In my past relationship I wanted more, and he wanted less. Though I was far more tolerant of space needs, silence, separate outings, separate lives than this man. I had wanted a partner to grow with, to create with, to share my life and his. O is ready for this, and eager to participate in his business, to help him with her skills and person. She is also ready for the stability he represents. But they quite clearly have their hurdles to leap.
We'll see where they end up. As she speaks of his reactions, I remember my readings and suggest that rather than close up, be frustrated, etc., when he reacts strongly to her desire to have time alone, quietly suggest to him that he look again at himself and why this button is so tender, why he bursts into distrust and fear when she expresses a very banal and simple need to have time in her own head, by herself. Gently, with understanding, will he hear her? Or will the personal filtering mechanism impede any absorption of her reason?
We are all at such different stages of personal development. Our issues and fears are powerful and hold dearly to their existence. The ego is firmly in place and though glimmers of light and hope are there, freeing the soul, regaining clarity, openness, trust, strength... it is all so tricky. Sometimes we take baby steps, sometimes we fall back into the trenches, sometimes we leap forward, sometimes we shore up the cracks in our walls, no matter the potential light they offer.
And yet I do appreciate the idea that we are attracted to precisely the person that can help us see and work through these fears and extremes.
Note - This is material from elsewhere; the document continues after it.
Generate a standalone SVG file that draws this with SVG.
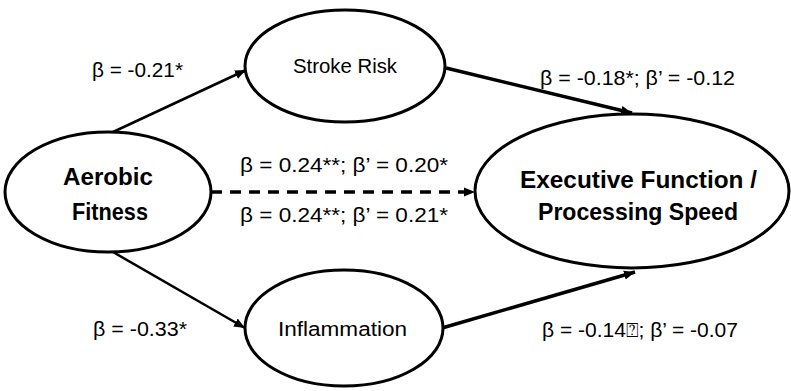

However, only if we are willing to see the conflicts they bring to our lives as means of learning and evolving, rather than annoyances and reasons for departing.
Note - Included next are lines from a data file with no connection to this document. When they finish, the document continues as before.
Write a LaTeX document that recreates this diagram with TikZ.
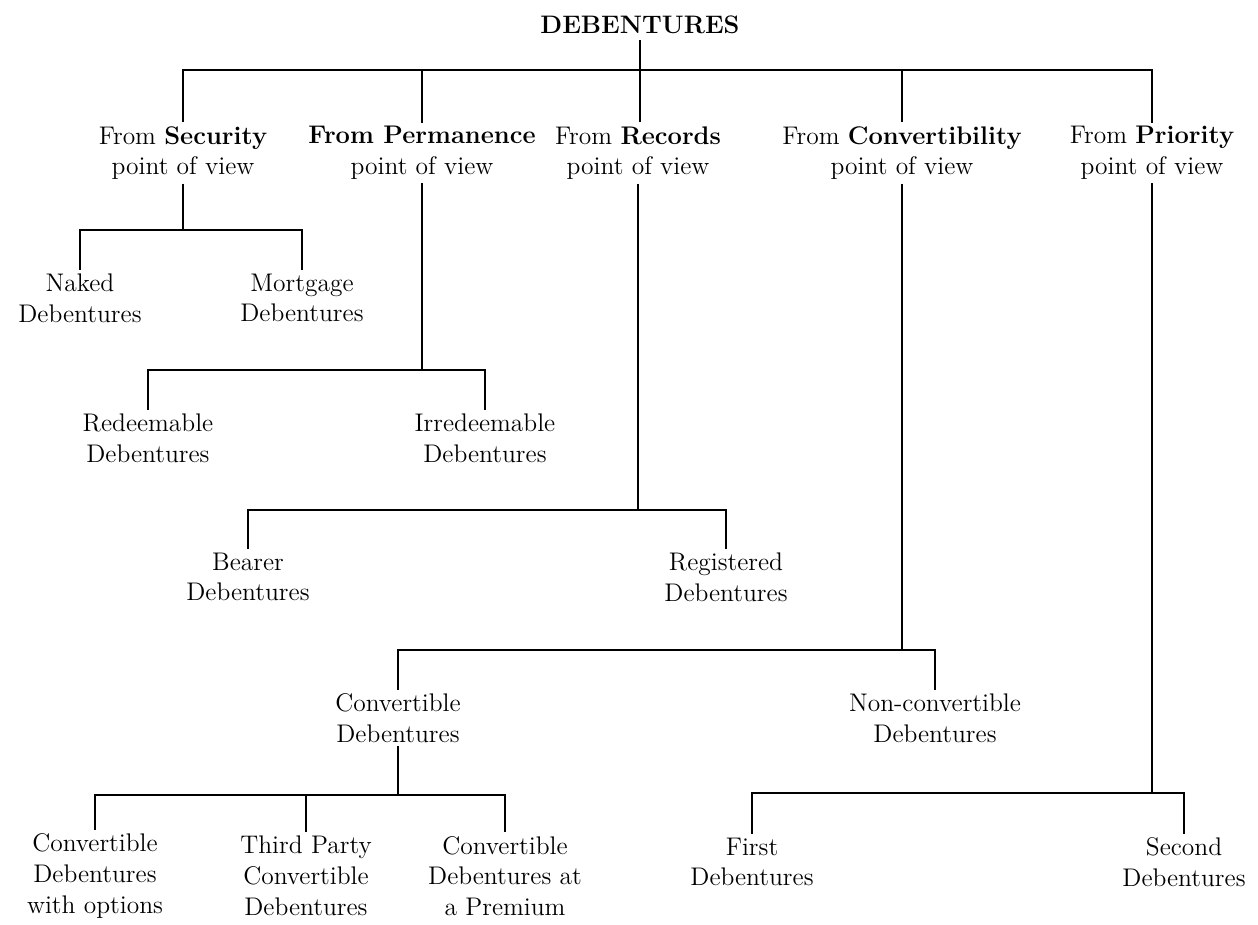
\documentclass[tikz,border=0pt]{standalone}
\begin{document}
\begin{tikzpicture}[x=0.02cm, y=-0.02cm,
    voce/.style={align=center, font=\fontsize{14.5}{17.5}\selectfont, inner sep=2pt},
    ramo/.style={line width=1.1pt}]
    \useasboundingbox (0,0) rectangle (1258,924);

    % Titolo
    \node[font=\fontsize{14.4}{17}\selectfont\bfseries] (deb) at (640,25) {DEBENTURES};

    % Punti di vista
    \node[voce] (secur) at (183,153) {From \textbf{Security}\\point of view};
    \node[voce] (perm) at (422,153) {\textbf{From Permanence}\\point of view};
    \node[voce] (recs) at (638,153) {From \textbf{Records}\\point of view};
    \node[voce] (conv) at (902,153) {From \textbf{Convertibility}\\point of view};
    \node[voce] (prio) at (1152,153) {From \textbf{Priority}\\point of view};

    % Tipi
    \node[voce] (naked) at (80,298) {Naked\\Debentures};
    \node[voce] (mortg) at (302,298) {Mortgage\\Debentures};
    \node[voce] (redeem) at (148,438) {Redeemable\\Debentures};
    \node[voce] (irred) at (485,438) {Irredeemable\\Debentures};
    \node[voce] (bearer) at (248,577) {Bearer\\Debentures};
    \node[voce] (regist) at (726,577) {Registered\\Debentures};
    \node[voce] (convd) at (398,718) {Convertible\\Debentures};
    \node[voce] (nonconv) at (935,718) {Non-convertible\\Debentures};
    \node[voce] (opts) at (95,876) {Convertible\\Debentures\\with options};
    \node[voce] (third) at (306,876) {Third Party\\Convertible\\Debentures};
    \node[voce] (prem) at (505,876) {Convertible\\Debentures at\\a Premium};
    \node[voce] (first) at (752,862) {First\\Debentures};
    \node[voce] (second) at (1184,862) {Second\\Debentures};

    % Livelli delle sbarre
    \coordinate (b0) at (0,70);
    \coordinate (b1) at (0,230);
    \coordinate (b2) at (0,370);
    \coordinate (b3) at (0,510);
    \coordinate (b4) at (0,650);
    \coordinate (b5) at (0,795);
    \coordinate (b6) at (0,793);

    % Rami
    \draw[ramo] (deb.south) -- (deb.south |- recs.north);
    \draw[ramo] (secur.north) |- (prio.north |- b0) -- (prio.north);
    \draw[ramo] (perm.north) -- (perm.north |- b0);
    \draw[ramo] (conv.north) -- (conv.north |- b0);

    \draw[ramo] (secur.south) -- (secur.south |- b1);
    \draw[ramo] (naked.north) |- (mortg.north |- b1) -- (mortg.north);

    \draw[ramo] (perm.south) -- (perm.south |- b2);
    \draw[ramo] (redeem.north) |- (irred.north |- b2) -- (irred.north);

    \draw[ramo] (recs.south) -- (recs.south |- b3);
    \draw[ramo] (bearer.north) |- (regist.north |- b3) -- (regist.north);

    \draw[ramo] (conv.south) -- (conv.south |- b4);
    \draw[ramo] (convd.north) |- (nonconv.north |- b4) -- (nonconv.north);

    \draw[ramo] (convd.south) -- (convd.south |- b5);
    \draw[ramo] (opts.north) |- (prem.north |- b5) -- (prem.north);
    \draw[ramo] (third.north) -- (third.north |- b5);

    \draw[ramo] (prio.south) -- (prio.south |- b6);
    \draw[ramo] (first.north) |- (second.north |- b6) -- (second.north);
\end{tikzpicture}
\end{document}
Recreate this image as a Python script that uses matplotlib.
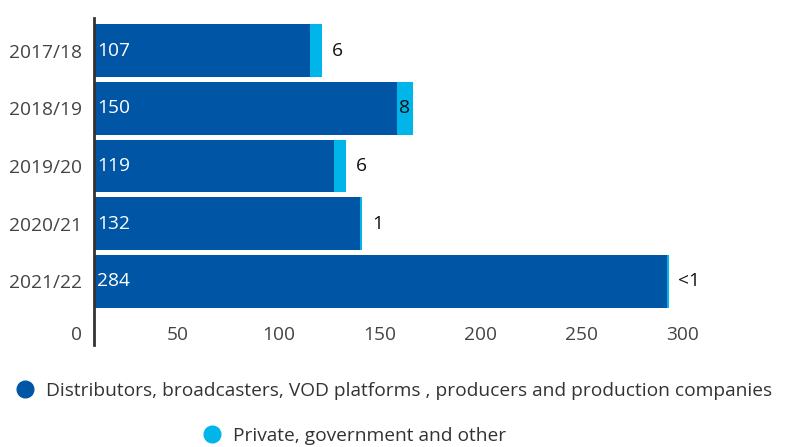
import matplotlib.pyplot as plt
from matplotlib.transforms import ScaledTranslation
from matplotlib.lines import Line2D

plt.rcParams['font.family'] = ['Open Sans', 'DejaVu Sans']

years = ['2017/18', '2018/19', '2019/20', '2020/21', '2021/22']
industry = [107, 150, 119, 132, 284]
other = [6, 8, 6, 1, 0.8]
other_labels = ['6', '8', '6', '1', '<1']
industry_name = 'Distributors, broadcasters, VOD platforms , producers and production companies'
other_name = 'Private, government and other'

dark = '#0056a4'
light = '#00b5ea'
fs = 13.8

fig = plt.figure(figsize=(7.86, 4.47), dpi=100)
ax = fig.add_axes([94 / 786, 1 - 345 / 447, (770 - 94) / 786, (345 - 18) / 447])

pos = list(range(len(years)))
ax.barh(pos, industry, height=0.91, color=dark)
ax.barh(pos, other, left=industry, height=0.91, color=light)

for i in pos:
    ax.annotate(str(industry[i]), (0, i), xytext=(2.5, 0), textcoords='offset points',
                va='center', ha='left', color='white', fontsize=fs)
    end = industry[i] + other[i]
    if other[i] >= 8:
        ax.text(industry[i] + other[i] / 2, i, other_labels[i], va='center', ha='center',
                color='#111111', fontsize=fs)
    else:
        ax.annotate(other_labels[i], (end, i), xytext=(7, 0), textcoords='offset points',
                    va='center', ha='left', color='#111111', fontsize=fs)

ax.set_xlim(0, 335)
ax.set_ylim(5.1, -0.563)
ax.set_yticks(pos)
ax.set_yticklabels(years)
ax.set_xticks([0, 50, 100, 150, 200, 250, 300])
ax.tick_params(axis='y', length=0, pad=9, labelsize=fs, labelcolor='#444444')
ax.tick_params(axis='x', length=0, pad=-14, labelsize=fs, labelcolor='#444444')
shift = ScaledTranslation(-0.17, 0, fig.dpi_scale_trans)
for lab in ax.get_xticklabels():
    lab.set_transform(lab.get_transform() + shift)

for s in ['top', 'right', 'bottom']:
    ax.spines[s].set_visible(False)
ax.spines['left'].set_color('#333333')
ax.spines['left'].set_linewidth(2)

h1 = Line2D([], [], marker='o', linestyle='', markersize=12, color=dark)
h2 = Line2D([], [], marker='o', linestyle='', markersize=12, color=light)
fig.legend([h1], [industry_name], loc='center', bbox_to_anchor=(0.5, 1 - 391 / 447),
           frameon=False, fontsize=fs, handletextpad=0.5, handlelength=1.2, labelcolor='#333333')
fig.legend([h2], [other_name], loc='center', bbox_to_anchor=(0.45, 1 - 436 / 447),
           frameon=False, fontsize=fs, handletextpad=0.5, handlelength=1.2, labelcolor='#333333')

fig.savefig('out.png', dpi=100)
This week also brought me the joy of more friends, and more confirmations of finally being on a sane and healthy path for me. The question has come up, for myself and for other women friends in similar points in their lives. What is my personal path? When do you cease to live for yourself, putting your husband/man and children ahead of you, and when can you, must you, will you, regain your footing and find the sense and justice of your own presence on this earth?
Up to this point, I've easily adopted a place beside others, adapting my pace to the ambition of another, be it Erick or JP. With Erick, it made sense, and we built, evolved and created. But with JP it was a dead end. Oh, I came away from this coupledom with far increased knowledge of the wine world, with tango steps in my feet, with experiences exploring the Gard and the Cévennes, not to mention Venice. But, sharing a life truly with him was not my path. And little by little, it became drastically clear that being with him impeded me from finding my own path.
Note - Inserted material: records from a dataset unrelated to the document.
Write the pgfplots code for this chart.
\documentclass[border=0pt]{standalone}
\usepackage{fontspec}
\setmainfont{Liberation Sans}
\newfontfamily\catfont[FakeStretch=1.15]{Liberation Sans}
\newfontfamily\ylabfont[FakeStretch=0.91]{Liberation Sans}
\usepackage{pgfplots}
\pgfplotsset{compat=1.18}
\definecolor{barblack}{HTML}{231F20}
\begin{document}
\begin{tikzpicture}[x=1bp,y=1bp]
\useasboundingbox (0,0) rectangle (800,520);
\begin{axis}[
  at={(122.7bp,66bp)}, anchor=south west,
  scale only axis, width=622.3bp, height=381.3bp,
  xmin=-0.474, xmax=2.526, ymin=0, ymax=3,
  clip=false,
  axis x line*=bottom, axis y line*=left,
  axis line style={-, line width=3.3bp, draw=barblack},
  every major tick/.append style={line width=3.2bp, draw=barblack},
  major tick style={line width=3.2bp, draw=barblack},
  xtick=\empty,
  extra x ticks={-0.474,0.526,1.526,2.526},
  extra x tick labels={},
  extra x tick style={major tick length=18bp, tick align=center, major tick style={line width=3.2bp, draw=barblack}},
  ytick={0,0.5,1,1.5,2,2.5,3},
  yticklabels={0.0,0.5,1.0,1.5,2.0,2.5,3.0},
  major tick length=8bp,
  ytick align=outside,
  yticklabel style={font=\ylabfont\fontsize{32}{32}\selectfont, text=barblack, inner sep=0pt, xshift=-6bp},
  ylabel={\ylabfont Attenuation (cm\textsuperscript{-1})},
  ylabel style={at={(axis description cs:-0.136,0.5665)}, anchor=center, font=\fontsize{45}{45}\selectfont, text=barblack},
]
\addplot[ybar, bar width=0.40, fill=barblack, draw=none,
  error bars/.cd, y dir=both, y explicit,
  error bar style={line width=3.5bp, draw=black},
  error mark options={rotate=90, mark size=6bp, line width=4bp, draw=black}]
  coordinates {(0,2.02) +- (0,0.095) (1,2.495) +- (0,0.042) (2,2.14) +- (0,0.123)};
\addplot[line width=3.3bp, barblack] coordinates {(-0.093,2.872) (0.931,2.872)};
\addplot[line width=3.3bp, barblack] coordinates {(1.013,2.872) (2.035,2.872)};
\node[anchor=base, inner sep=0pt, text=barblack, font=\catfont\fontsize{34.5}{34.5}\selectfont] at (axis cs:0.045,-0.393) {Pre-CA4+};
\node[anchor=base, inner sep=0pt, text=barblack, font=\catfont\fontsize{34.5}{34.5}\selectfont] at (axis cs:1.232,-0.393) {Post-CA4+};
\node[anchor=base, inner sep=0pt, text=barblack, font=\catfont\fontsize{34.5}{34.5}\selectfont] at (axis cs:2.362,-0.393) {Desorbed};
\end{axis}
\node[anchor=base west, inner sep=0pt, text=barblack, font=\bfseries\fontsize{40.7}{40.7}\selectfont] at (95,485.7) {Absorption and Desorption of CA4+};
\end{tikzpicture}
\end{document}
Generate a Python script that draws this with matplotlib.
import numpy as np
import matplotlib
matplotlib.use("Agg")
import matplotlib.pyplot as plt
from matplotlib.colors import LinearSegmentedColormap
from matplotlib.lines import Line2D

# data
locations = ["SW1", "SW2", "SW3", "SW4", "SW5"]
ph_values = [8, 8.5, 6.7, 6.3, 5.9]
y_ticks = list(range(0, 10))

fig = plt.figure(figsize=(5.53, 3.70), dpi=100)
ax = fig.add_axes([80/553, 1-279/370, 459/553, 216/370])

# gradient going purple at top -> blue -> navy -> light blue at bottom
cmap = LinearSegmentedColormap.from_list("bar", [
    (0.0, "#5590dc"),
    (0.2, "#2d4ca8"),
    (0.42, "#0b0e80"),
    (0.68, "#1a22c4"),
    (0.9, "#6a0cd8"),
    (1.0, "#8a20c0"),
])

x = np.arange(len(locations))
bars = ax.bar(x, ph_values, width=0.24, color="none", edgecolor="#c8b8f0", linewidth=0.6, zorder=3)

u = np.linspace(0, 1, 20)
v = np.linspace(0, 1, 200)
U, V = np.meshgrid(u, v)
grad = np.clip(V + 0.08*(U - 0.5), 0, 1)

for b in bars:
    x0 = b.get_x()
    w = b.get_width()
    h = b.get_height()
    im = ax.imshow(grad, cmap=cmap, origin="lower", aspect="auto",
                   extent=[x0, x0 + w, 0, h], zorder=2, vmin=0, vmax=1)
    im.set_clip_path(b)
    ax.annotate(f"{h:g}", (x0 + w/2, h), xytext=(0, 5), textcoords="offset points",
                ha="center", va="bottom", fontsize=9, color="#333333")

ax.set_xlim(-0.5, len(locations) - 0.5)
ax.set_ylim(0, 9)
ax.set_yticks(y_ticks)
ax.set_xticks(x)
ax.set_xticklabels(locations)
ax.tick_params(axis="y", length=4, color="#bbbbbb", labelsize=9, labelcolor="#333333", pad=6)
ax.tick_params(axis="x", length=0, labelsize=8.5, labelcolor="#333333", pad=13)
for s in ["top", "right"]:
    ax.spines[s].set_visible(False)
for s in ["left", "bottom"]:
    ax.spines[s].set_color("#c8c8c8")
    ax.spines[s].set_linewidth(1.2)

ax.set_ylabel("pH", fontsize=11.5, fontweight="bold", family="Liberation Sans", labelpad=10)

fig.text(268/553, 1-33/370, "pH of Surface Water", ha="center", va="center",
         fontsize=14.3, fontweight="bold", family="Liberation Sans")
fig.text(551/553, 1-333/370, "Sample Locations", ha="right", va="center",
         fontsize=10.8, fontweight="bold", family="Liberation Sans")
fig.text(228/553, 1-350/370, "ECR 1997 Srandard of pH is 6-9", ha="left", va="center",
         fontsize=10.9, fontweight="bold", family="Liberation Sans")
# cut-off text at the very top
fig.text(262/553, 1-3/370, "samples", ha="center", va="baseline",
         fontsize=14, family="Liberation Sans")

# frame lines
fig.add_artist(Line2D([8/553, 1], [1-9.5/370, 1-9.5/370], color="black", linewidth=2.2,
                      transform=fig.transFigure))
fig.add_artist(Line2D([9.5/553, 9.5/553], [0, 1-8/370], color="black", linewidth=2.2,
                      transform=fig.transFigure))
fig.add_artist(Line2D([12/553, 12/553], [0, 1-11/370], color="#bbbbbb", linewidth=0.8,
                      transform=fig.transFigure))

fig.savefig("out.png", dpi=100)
And so, what is it? What is my very own path? That is the question.
I have lived forty four years as a woman without an absolute notion or ambition for a precise field of study or course; i.e. I never dreamed of being a veterinarian, or of having a family of 5 kids and living in the suburbs, or of exploring the Amazon.
When you are open to many possibilities, and take pleasure in equal numbers, when you enjoy people, but also revel in time on your own, when you find basic jobs in offices not to your liking, and thankfully have the skills and education to scrounge about pretty well, when you want to raise your kids well but not fall into dire poverty... when you've chosen to live abroad and are surrounded by amazing friends, when you've a house you love and whose tending enriches your soul... what is the path to take? Am I carving one? clearing away the brush? or following bunny trails that lead to dead ends?
I'm meditating on this, and receiving -- ever so gently -- nudges from the universe, nuggets of ideas coming together, a rightness for a future direction.
Monica came this week and read my cards. As always, she gave me strength and joy simply by being here. Her powers as a medium/seer are potent. I hear what she communicates, wondering which portions will play out (in every instance, there have been true sightings that were proved in the months that followed, but just as much, sightings of possible paths that I didn't end up following). But just as marvelous is the energy she transfers to me when I am in her presence. She has seen me through my divorce, through the purchase of the house, through my anxiety for the boys, through the turmoil of my times with JP. She saw the complete and total confusion of last summer when truly I had no idea where I would end up, still attached emotionally to JP but knowing it wasn't right, looking to find someone in the part of the US I love most, Northern Michigan.
This time, the cards were particularly wonderful, except where JP was concerned. She said you're done with him, he limited you, his life is not yours. It was good luck that brought him into your life at a time you needed urging and momentum to divorce, and now it is good luck that is removing him from your life. Let go, and find yourself. You are the butterfly emerging from your chrysalis. You have projects ahead of you. You are surrounded by supportive and wonderful women friends, and present and attentive sons. Pursue your project(s), they can work, find the accountant/legal adviser to help you put it together. The B&B should sell this summer, and thus you'll have the necessary funds to advance. Enjoy being where you are, there are men in your future, perhaps even a choice of two. Not to worry, you attract them easily enough. Beware of anyone who is radin (stingy), or too old. What you seek is what you deserve: true sharing, support, encouragement, being more as a couple then you are alone, someone who can accept all that you are and not simply permit but enrich the full expression of your essence.
The part of the deck came up again and again in the most positive way: the two most beautiful cards. I'll put it here. Champagne flutes of celebration, and the spider who reaches to the energy of the sun, brings it down through her spun threads and enriches life here on Earth.
So now, it's up to me to realize this potential, n'est-ce pas?